Work to be completed: Skip the pictures and repeat each line of the data exactly.
********
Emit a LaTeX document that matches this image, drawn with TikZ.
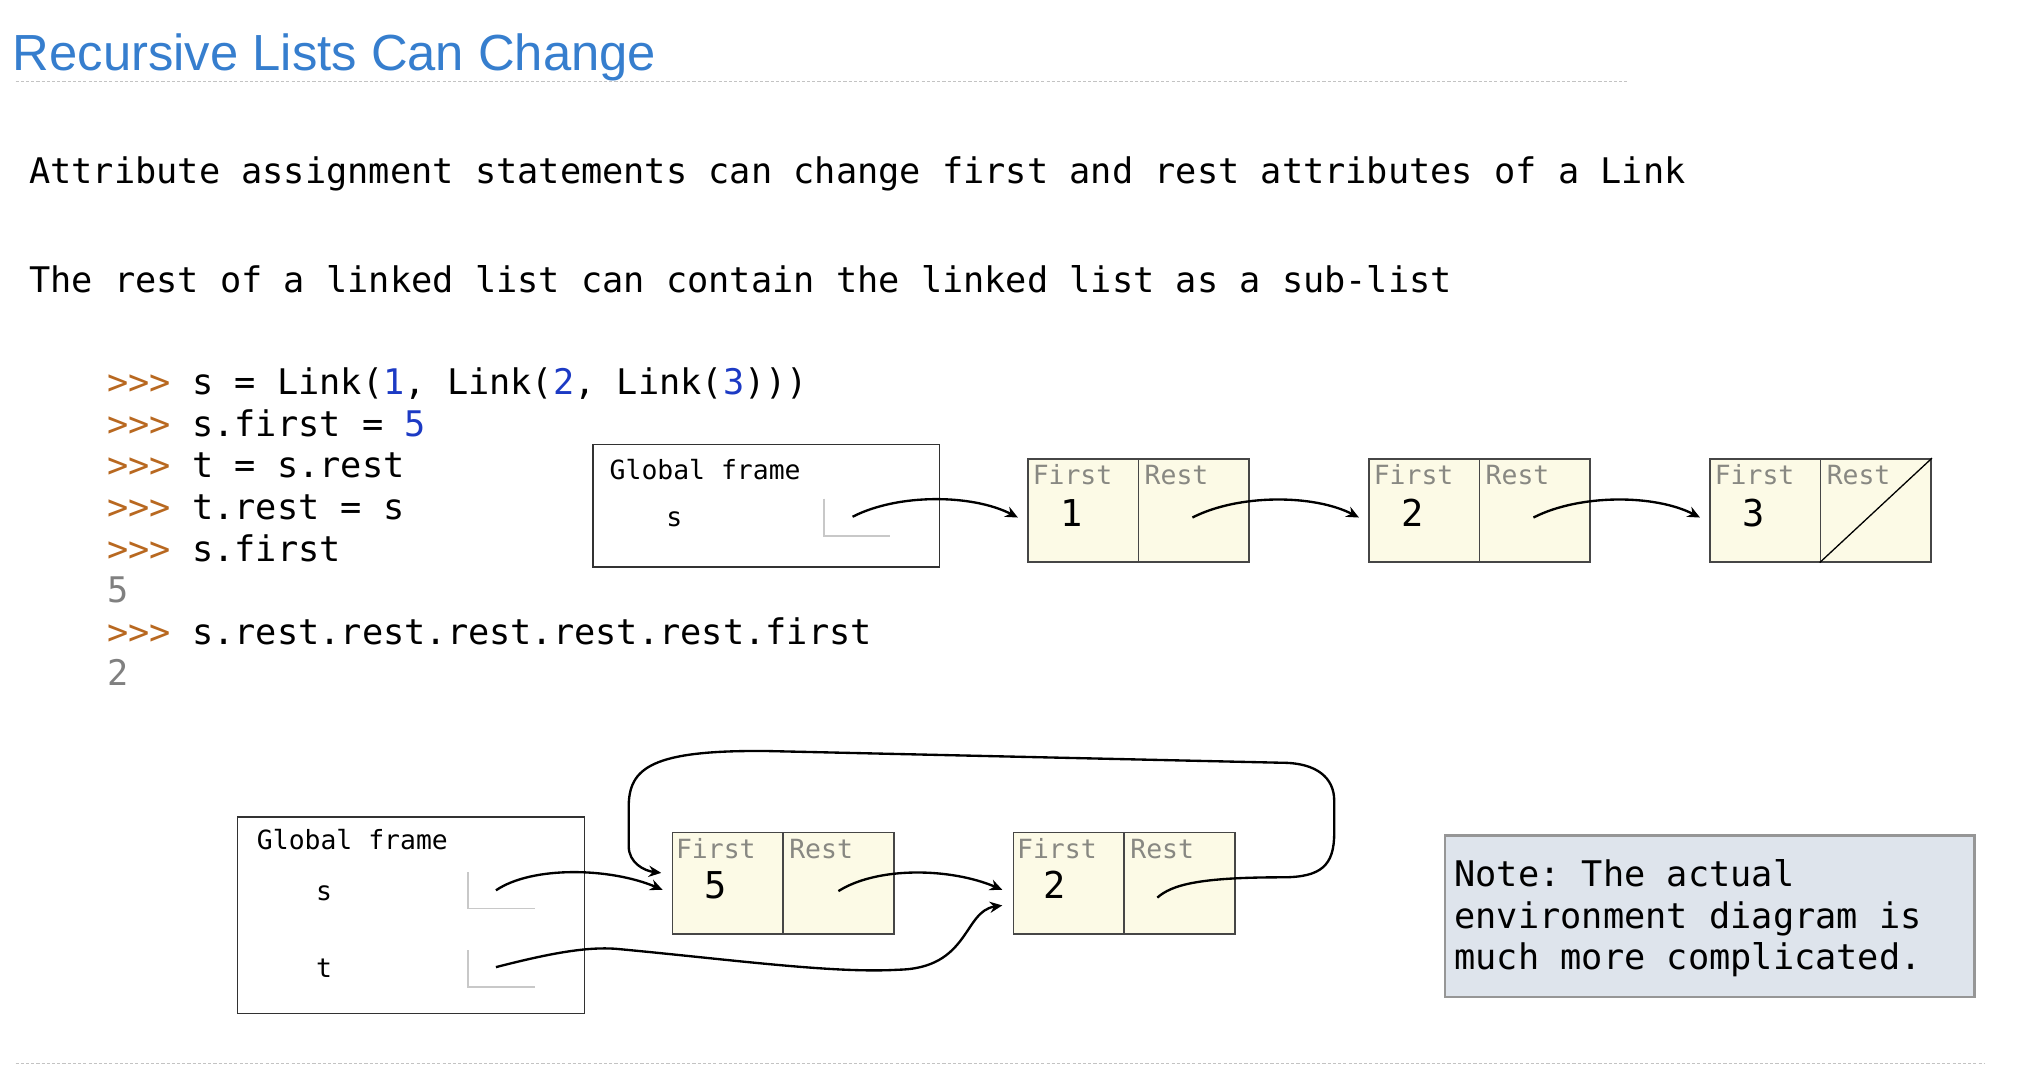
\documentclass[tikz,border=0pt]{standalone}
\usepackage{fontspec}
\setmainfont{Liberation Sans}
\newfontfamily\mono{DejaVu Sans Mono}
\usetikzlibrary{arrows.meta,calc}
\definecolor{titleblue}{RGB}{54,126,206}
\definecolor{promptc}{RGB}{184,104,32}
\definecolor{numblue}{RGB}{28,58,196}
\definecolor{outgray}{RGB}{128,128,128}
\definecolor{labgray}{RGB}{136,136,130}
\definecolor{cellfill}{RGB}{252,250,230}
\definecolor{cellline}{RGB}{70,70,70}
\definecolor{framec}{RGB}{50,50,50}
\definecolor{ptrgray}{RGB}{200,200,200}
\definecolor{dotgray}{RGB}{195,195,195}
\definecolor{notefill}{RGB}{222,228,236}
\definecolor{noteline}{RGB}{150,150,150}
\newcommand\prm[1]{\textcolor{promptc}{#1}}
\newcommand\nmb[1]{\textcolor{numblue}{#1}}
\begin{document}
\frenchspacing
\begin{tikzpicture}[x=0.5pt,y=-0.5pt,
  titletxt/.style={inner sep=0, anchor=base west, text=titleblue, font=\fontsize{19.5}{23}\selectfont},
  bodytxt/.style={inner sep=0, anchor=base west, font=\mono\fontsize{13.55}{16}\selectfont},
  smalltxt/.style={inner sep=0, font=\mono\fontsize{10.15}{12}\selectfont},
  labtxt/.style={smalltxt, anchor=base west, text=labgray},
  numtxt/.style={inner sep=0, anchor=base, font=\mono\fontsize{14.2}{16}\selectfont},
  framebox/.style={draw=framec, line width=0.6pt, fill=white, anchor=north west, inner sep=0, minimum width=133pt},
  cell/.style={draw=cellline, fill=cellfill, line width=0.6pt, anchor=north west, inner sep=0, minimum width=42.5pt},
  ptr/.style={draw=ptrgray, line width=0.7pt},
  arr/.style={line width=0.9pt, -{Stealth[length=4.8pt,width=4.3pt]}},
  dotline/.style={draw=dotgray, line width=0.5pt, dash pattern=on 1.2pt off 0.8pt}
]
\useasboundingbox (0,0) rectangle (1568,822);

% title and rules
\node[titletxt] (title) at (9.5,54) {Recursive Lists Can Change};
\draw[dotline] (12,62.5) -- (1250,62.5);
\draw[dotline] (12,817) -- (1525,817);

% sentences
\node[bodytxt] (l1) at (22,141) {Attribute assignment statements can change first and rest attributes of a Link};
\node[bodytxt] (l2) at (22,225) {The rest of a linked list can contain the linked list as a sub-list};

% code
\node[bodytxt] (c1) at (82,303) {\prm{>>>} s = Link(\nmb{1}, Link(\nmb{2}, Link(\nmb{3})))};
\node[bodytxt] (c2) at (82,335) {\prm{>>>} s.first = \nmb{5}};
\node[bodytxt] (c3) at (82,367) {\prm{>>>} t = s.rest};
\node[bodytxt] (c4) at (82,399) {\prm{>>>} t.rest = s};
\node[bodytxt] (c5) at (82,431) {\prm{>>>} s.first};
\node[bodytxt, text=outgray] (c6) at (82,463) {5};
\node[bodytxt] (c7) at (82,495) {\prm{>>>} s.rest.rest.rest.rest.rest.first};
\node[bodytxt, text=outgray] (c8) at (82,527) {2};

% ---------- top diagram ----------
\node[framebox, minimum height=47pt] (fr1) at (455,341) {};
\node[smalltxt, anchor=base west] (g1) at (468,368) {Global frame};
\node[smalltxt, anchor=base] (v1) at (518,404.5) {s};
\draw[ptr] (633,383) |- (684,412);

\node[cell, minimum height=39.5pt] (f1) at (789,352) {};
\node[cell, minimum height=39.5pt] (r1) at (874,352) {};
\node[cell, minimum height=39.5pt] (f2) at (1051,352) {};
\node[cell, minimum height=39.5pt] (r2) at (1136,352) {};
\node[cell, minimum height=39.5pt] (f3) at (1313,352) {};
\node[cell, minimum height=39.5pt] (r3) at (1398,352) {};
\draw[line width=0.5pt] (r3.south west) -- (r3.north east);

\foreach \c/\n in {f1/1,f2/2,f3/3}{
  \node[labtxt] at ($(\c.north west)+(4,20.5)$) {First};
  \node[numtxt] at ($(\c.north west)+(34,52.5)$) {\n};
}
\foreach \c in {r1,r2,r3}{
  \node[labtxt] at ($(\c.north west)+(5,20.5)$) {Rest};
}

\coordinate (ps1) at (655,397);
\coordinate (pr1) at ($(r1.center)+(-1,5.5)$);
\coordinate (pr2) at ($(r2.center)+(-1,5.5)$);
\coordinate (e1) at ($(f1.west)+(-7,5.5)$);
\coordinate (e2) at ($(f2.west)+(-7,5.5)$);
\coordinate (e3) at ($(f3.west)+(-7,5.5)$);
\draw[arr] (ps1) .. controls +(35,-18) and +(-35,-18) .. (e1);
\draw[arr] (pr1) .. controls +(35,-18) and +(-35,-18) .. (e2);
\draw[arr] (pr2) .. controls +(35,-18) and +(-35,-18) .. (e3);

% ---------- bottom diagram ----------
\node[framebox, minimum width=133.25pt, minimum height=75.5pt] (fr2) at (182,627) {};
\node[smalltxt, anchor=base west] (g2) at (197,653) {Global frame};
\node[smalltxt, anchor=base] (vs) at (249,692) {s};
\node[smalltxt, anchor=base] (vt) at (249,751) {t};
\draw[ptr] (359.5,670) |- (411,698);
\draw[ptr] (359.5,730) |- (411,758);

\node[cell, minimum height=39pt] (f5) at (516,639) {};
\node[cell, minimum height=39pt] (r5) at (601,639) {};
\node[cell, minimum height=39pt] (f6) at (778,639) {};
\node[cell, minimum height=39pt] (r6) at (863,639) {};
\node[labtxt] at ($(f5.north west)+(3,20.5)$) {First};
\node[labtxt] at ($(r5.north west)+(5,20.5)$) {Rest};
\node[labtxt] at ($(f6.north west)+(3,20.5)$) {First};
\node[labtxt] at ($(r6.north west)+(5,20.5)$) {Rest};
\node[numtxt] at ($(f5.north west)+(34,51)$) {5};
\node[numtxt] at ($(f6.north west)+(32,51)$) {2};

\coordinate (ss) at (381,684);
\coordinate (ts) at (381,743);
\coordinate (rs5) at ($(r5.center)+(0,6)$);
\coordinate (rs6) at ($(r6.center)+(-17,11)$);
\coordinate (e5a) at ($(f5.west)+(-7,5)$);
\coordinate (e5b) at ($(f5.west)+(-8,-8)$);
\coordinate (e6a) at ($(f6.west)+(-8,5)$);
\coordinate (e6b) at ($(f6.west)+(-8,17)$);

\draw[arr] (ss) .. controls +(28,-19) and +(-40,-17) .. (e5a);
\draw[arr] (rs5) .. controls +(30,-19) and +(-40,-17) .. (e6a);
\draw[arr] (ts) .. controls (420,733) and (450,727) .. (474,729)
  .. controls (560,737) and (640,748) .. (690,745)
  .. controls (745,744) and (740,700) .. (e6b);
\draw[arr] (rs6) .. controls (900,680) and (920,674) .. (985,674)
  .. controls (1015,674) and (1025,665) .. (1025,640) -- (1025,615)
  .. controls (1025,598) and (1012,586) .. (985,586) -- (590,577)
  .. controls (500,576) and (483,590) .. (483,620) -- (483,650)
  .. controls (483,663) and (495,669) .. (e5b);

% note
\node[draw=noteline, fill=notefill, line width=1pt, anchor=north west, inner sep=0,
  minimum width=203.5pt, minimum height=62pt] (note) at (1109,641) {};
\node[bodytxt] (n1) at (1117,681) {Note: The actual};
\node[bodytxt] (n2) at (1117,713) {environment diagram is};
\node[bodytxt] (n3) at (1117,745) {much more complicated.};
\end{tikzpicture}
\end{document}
********
Solution for this task:
Emit a LaTeX document that matches this image, drawn with TikZ.
\documentclass[tikz,border=0pt]{standalone}
\usepackage{fontspec}
\setmainfont{Liberation Sans}
\newfontfamily\mono{DejaVu Sans Mono}
\usetikzlibrary{arrows.meta,calc}
\definecolor{titleblue}{RGB}{54,126,206}
\definecolor{promptc}{RGB}{184,104,32}
\definecolor{numblue}{RGB}{28,58,196}
\definecolor{outgray}{RGB}{128,128,128}
\definecolor{labgray}{RGB}{136,136,130}
\definecolor{cellfill}{RGB}{252,250,230}
\definecolor{cellline}{RGB}{70,70,70}
\definecolor{framec}{RGB}{50,50,50}
\definecolor{ptrgray}{RGB}{200,200,200}
\definecolor{dotgray}{RGB}{195,195,195}
\definecolor{notefill}{RGB}{222,228,236}
\definecolor{noteline}{RGB}{150,150,150}
\newcommand\prm[1]{\textcolor{promptc}{#1}}
\newcommand\nmb[1]{\textcolor{numblue}{#1}}
\begin{document}
\frenchspacing
\begin{tikzpicture}[x=0.5pt,y=-0.5pt,
  titletxt/.style={inner sep=0, anchor=base west, text=titleblue, font=\fontsize{19.5}{23}\selectfont},
  bodytxt/.style={inner sep=0, anchor=base west, font=\mono\fontsize{13.55}{16}\selectfont},
  smalltxt/.style={inner sep=0, font=\mono\fontsize{10.15}{12}\selectfont},
  labtxt/.style={smalltxt, anchor=base west, text=labgray},
  numtxt/.style={inner sep=0, anchor=base, font=\mono\fontsize{14.2}{16}\selectfont},
  framebox/.style={draw=framec, line width=0.6pt, fill=white, anchor=north west, inner sep=0, minimum width=133pt},
  cell/.style={draw=cellline, fill=cellfill, line width=0.6pt, anchor=north west, inner sep=0, minimum width=42.5pt},
  ptr/.style={draw=ptrgray, line width=0.7pt},
  arr/.style={line width=0.9pt, -{Stealth[length=4.8pt,width=4.3pt]}},
  dotline/.style={draw=dotgray, line width=0.5pt, dash pattern=on 1.2pt off 0.8pt}
]
\useasboundingbox (0,0) rectangle (1568,822);

% title and rules
\node[titletxt] (title) at (9.5,54) {Recursive Lists Can Change};
\draw[dotline] (12,62.5) -- (1250,62.5);
\draw[dotline] (12,817) -- (1525,817);

% sentences
\node[bodytxt] (l1) at (22,141) {Attribute assignment statements can change first and rest attributes of a Link};
\node[bodytxt] (l2) at (22,225) {The rest of a linked list can contain the linked list as a sub-list};

% code
\node[bodytxt] (c1) at (82,303) {\prm{>>>} s = Link(\nmb{1}, Link(\nmb{2}, Link(\nmb{3})))};
\node[bodytxt] (c2) at (82,335) {\prm{>>>} s.first = \nmb{5}};
\node[bodytxt] (c3) at (82,367) {\prm{>>>} t = s.rest};
\node[bodytxt] (c4) at (82,399) {\prm{>>>} t.rest = s};
\node[bodytxt] (c5) at (82,431) {\prm{>>>} s.first};
\node[bodytxt, text=outgray] (c6) at (82,463) {5};
\node[bodytxt] (c7) at (82,495) {\prm{>>>} s.rest.rest.rest.rest.rest.first};
\node[bodytxt, text=outgray] (c8) at (82,527) {2};

% ---------- top diagram ----------
\node[framebox, minimum height=47pt] (fr1) at (455,341) {};
\node[smalltxt, anchor=base west] (g1) at (468,368) {Global frame};
\node[smalltxt, anchor=base] (v1) at (518,404.5) {s};
\draw[ptr] (633,383) |- (684,412);

\node[cell, minimum height=39.5pt] (f1) at (789,352) {};
\node[cell, minimum height=39.5pt] (r1) at (874,352) {};
\node[cell, minimum height=39.5pt] (f2) at (1051,352) {};
\node[cell, minimum height=39.5pt] (r2) at (1136,352) {};
\node[cell, minimum height=39.5pt] (f3) at (1313,352) {};
\node[cell, minimum height=39.5pt] (r3) at (1398,352) {};
\draw[line width=0.5pt] (r3.south west) -- (r3.north east);

\foreach \c/\n in {f1/1,f2/2,f3/3}{
  \node[labtxt] at ($(\c.north west)+(4,20.5)$) {First};
  \node[numtxt] at ($(\c.north west)+(34,52.5)$) {\n};
}
\foreach \c in {r1,r2,r3}{
  \node[labtxt] at ($(\c.north west)+(5,20.5)$) {Rest};
}

\coordinate (ps1) at (655,397);
\coordinate (pr1) at ($(r1.center)+(-1,5.5)$);
\coordinate (pr2) at ($(r2.center)+(-1,5.5)$);
\coordinate (e1) at ($(f1.west)+(-7,5.5)$);
\coordinate (e2) at ($(f2.west)+(-7,5.5)$);
\coordinate (e3) at ($(f3.west)+(-7,5.5)$);
\draw[arr] (ps1) .. controls +(35,-18) and +(-35,-18) .. (e1);
\draw[arr] (pr1) .. controls +(35,-18) and +(-35,-18) .. (e2);
\draw[arr] (pr2) .. controls +(35,-18) and +(-35,-18) .. (e3);

% ---------- bottom diagram ----------
\node[framebox, minimum width=133.25pt, minimum height=75.5pt] (fr2) at (182,627) {};
\node[smalltxt, anchor=base west] (g2) at (197,653) {Global frame};
\node[smalltxt, anchor=base] (vs) at (249,692) {s};
\node[smalltxt, anchor=base] (vt) at (249,751) {t};
\draw[ptr] (359.5,670) |- (411,698);
\draw[ptr] (359.5,730) |- (411,758);

\node[cell, minimum height=39pt] (f5) at (516,639) {};
\node[cell, minimum height=39pt] (r5) at (601,639) {};
\node[cell, minimum height=39pt] (f6) at (778,639) {};
\node[cell, minimum height=39pt] (r6) at (863,639) {};
\node[labtxt] at ($(f5.north west)+(3,20.5)$) {First};
\node[labtxt] at ($(r5.north west)+(5,20.5)$) {Rest};
\node[labtxt] at ($(f6.north west)+(3,20.5)$) {First};
\node[labtxt] at ($(r6.north west)+(5,20.5)$) {Rest};
\node[numtxt] at ($(f5.north west)+(34,51)$) {5};
\node[numtxt] at ($(f6.north west)+(32,51)$) {2};

\coordinate (ss) at (381,684);
\coordinate (ts) at (381,743);
\coordinate (rs5) at ($(r5.center)+(0,6)$);
\coordinate (rs6) at ($(r6.center)+(-17,11)$);
\coordinate (e5a) at ($(f5.west)+(-7,5)$);
\coordinate (e5b) at ($(f5.west)+(-8,-8)$);
\coordinate (e6a) at ($(f6.west)+(-8,5)$);
\coordinate (e6b) at ($(f6.west)+(-8,17)$);

\draw[arr] (ss) .. controls +(28,-19) and +(-40,-17) .. (e5a);
\draw[arr] (rs5) .. controls +(30,-19) and +(-40,-17) .. (e6a);
\draw[arr] (ts) .. controls (420,733) and (450,727) .. (474,729)
  .. controls (560,737) and (640,748) .. (690,745)
  .. controls (745,744) and (740,700) .. (e6b);
\draw[arr] (rs6) .. controls (900,680) and (920,674) .. (985,674)
  .. controls (1015,674) and (1025,665) .. (1025,640) -- (1025,615)
  .. controls (1025,598) and (1012,586) .. (985,586) -- (590,577)
  .. controls (500,576) and (483,590) .. (483,620) -- (483,650)
  .. controls (483,663) and (495,669) .. (e5b);

% note
\node[draw=noteline, fill=notefill, line width=1pt, anchor=north west, inner sep=0,
  minimum width=203.5pt, minimum height=62pt] (note) at (1109,641) {};
\node[bodytxt] (n1) at (1117,681) {Note: The actual};
\node[bodytxt] (n2) at (1117,713) {environment diagram is};
\node[bodytxt] (n3) at (1117,745) {much more complicated.};
\end{tikzpicture}
\end{document}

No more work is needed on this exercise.